▶ REQUIRED WORK:
Look for the line containing "Recreate this image" and the line containing "colors = ['#76a776', '#fdd47e']" in the entries below. Copy those two and all lines between them exactly, leaving out pictures.

▶ PROVIDED DATA:
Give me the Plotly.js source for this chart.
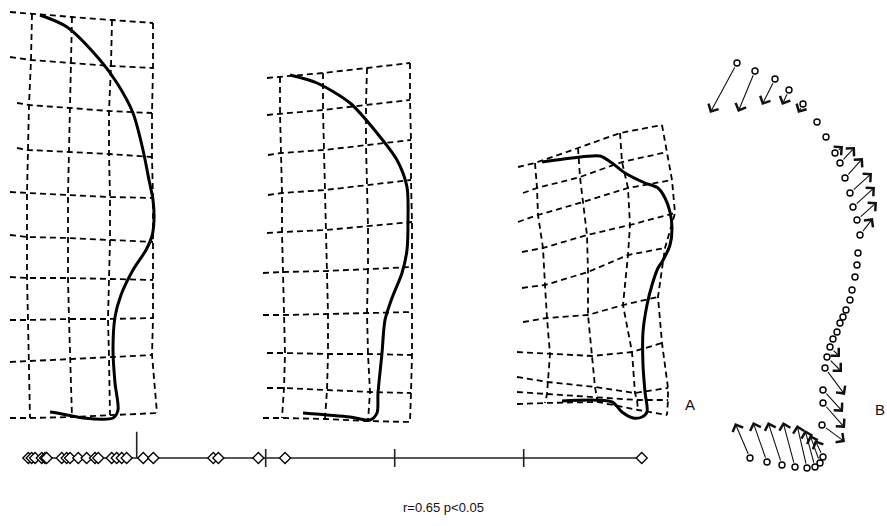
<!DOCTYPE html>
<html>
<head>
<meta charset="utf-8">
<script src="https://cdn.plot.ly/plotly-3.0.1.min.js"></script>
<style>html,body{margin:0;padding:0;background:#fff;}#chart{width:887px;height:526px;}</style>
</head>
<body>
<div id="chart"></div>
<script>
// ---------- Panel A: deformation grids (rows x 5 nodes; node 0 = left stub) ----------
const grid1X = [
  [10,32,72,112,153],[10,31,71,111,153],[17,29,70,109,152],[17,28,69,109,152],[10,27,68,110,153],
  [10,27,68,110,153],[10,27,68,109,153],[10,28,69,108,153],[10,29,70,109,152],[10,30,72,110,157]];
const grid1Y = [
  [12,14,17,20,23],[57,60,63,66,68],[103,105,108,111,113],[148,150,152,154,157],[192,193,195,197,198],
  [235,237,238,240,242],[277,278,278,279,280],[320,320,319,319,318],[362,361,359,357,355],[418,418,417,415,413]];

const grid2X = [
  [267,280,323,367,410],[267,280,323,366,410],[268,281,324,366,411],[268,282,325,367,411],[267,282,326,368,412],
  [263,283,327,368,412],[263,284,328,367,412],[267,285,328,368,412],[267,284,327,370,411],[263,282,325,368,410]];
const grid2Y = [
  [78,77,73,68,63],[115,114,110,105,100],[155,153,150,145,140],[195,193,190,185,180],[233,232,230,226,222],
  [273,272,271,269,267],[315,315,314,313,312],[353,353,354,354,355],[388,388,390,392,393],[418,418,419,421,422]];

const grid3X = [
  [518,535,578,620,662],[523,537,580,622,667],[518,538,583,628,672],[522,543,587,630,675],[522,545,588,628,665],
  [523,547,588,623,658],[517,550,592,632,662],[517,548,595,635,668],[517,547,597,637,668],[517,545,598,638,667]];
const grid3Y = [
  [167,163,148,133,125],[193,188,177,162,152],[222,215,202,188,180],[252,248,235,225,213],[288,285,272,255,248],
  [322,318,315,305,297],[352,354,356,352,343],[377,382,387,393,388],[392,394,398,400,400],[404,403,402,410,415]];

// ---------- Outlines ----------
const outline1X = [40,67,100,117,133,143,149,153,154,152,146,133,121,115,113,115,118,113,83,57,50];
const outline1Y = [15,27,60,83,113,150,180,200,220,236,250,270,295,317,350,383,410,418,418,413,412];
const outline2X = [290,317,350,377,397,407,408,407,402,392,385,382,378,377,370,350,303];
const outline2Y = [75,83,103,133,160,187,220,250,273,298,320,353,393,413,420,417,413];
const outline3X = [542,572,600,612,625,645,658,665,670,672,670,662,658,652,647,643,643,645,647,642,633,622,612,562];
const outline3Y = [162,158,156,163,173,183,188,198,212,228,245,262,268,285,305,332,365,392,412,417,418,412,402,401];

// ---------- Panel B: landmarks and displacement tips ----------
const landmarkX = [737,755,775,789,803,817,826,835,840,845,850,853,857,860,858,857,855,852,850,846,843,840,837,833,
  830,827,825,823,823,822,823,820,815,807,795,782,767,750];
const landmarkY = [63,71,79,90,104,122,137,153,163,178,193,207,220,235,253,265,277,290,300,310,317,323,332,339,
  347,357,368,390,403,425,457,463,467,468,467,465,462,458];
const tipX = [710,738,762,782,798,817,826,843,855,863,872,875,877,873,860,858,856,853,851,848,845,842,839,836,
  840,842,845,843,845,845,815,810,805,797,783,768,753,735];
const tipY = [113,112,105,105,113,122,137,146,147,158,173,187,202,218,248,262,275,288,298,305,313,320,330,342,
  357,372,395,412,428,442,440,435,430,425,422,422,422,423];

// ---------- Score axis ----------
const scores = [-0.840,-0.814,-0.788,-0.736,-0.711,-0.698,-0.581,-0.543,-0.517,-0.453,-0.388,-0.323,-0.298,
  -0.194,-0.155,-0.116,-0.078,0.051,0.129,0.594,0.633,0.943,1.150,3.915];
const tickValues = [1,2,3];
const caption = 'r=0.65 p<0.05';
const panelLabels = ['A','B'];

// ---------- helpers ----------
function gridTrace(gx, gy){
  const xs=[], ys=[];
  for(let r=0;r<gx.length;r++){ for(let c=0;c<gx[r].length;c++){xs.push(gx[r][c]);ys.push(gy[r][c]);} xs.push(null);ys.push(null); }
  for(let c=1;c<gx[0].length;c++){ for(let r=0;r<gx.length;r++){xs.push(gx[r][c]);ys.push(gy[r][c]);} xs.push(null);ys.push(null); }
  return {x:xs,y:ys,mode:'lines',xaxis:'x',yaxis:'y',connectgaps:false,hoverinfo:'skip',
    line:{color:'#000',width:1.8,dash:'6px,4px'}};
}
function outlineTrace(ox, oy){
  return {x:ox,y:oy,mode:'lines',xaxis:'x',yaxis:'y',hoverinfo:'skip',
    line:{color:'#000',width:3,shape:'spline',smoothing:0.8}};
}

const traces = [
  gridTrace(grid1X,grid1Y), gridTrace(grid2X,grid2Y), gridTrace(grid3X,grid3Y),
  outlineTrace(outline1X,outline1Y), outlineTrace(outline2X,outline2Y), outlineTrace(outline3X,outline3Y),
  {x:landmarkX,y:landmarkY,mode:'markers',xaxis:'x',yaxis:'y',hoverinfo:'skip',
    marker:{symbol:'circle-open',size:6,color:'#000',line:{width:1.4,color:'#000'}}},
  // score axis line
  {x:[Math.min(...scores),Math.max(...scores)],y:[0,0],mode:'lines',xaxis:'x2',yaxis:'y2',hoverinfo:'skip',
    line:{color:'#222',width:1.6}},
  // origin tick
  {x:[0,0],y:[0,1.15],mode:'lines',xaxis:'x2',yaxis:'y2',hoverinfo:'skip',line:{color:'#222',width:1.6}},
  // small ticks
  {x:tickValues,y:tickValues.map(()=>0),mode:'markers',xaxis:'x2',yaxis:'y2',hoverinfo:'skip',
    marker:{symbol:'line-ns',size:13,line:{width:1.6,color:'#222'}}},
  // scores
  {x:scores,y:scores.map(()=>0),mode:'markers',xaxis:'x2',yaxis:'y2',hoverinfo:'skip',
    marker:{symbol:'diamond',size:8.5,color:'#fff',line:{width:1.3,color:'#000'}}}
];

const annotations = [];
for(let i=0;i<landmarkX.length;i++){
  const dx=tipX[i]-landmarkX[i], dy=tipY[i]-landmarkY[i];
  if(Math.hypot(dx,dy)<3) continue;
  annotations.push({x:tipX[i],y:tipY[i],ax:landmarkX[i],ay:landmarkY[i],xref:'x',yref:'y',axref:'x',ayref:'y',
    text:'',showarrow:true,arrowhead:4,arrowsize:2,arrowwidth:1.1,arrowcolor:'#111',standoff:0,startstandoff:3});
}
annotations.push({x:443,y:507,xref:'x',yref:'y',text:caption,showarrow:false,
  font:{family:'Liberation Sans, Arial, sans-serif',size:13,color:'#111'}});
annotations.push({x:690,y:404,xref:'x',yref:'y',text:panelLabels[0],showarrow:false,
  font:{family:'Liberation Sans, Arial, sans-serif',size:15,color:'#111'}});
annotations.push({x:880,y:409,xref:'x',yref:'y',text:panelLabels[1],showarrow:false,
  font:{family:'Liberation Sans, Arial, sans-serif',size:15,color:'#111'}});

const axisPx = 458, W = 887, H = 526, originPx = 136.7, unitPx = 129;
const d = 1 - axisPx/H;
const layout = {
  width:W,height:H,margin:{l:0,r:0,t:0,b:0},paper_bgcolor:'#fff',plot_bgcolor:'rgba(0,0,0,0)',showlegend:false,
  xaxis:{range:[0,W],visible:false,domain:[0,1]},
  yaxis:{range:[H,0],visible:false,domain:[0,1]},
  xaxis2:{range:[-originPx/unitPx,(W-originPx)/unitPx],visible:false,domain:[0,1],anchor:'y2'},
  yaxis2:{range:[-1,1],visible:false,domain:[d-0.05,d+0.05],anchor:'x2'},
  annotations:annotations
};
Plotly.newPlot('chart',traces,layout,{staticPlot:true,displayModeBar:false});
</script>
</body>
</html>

---

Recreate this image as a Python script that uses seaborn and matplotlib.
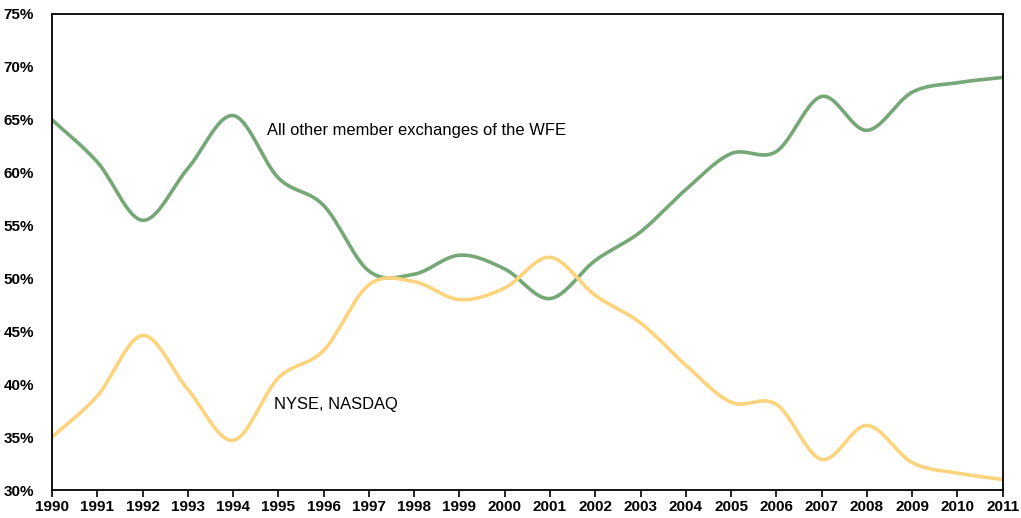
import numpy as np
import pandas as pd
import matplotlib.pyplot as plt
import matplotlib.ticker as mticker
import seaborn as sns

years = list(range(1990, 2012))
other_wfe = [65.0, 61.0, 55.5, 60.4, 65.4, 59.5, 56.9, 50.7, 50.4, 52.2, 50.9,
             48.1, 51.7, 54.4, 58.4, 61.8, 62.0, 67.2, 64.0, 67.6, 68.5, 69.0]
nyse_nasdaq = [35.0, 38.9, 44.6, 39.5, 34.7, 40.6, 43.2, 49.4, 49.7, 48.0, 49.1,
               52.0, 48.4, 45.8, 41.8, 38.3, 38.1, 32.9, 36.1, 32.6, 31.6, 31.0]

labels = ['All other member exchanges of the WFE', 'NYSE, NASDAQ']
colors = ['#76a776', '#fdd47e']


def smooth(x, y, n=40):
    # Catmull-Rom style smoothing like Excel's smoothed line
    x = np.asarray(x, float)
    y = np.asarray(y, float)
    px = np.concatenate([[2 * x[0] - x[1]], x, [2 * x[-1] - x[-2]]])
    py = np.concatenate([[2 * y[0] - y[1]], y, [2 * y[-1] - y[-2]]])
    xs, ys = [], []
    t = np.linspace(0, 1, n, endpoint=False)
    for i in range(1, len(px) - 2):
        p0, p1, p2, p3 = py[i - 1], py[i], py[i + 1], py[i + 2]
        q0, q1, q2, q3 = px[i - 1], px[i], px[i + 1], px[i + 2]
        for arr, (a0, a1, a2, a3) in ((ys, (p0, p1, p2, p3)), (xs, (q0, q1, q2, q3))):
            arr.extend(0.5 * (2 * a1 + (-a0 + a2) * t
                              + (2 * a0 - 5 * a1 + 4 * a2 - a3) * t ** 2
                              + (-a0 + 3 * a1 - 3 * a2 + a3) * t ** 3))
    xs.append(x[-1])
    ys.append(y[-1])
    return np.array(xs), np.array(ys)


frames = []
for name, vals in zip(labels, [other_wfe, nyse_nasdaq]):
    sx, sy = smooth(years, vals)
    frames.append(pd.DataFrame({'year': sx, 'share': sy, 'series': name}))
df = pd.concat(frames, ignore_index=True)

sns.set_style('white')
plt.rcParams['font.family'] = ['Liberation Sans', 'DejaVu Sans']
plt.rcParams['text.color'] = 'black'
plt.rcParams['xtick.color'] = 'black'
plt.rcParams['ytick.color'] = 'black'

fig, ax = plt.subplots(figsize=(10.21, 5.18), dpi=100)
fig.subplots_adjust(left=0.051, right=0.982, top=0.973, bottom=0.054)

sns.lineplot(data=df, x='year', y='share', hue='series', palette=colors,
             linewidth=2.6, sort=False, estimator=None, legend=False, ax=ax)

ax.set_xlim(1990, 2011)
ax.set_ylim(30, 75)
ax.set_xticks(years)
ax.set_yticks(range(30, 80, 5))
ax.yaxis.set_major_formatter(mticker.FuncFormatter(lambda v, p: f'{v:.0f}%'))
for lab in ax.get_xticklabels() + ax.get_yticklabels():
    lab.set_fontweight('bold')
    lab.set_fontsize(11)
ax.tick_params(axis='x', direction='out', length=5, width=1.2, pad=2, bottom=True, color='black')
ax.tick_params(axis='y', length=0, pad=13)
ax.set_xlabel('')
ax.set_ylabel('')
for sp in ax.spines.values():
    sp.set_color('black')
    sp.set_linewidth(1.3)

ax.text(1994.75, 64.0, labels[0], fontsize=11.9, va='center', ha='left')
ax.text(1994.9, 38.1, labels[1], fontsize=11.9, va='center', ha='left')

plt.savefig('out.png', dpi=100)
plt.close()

▶ RESPONSE TO THE TASK:
Recreate this image as a Python script that uses seaborn and matplotlib.
import numpy as np
import pandas as pd
import matplotlib.pyplot as plt
import matplotlib.ticker as mticker
import seaborn as sns

years = list(range(1990, 2012))
other_wfe = [65.0, 61.0, 55.5, 60.4, 65.4, 59.5, 56.9, 50.7, 50.4, 52.2, 50.9,
             48.1, 51.7, 54.4, 58.4, 61.8, 62.0, 67.2, 64.0, 67.6, 68.5, 69.0]
nyse_nasdaq = [35.0, 38.9, 44.6, 39.5, 34.7, 40.6, 43.2, 49.4, 49.7, 48.0, 49.1,
               52.0, 48.4, 45.8, 41.8, 38.3, 38.1, 32.9, 36.1, 32.6, 31.6, 31.0]

labels = ['All other member exchanges of the WFE', 'NYSE, NASDAQ']
colors = ['#76a776', '#fdd47e']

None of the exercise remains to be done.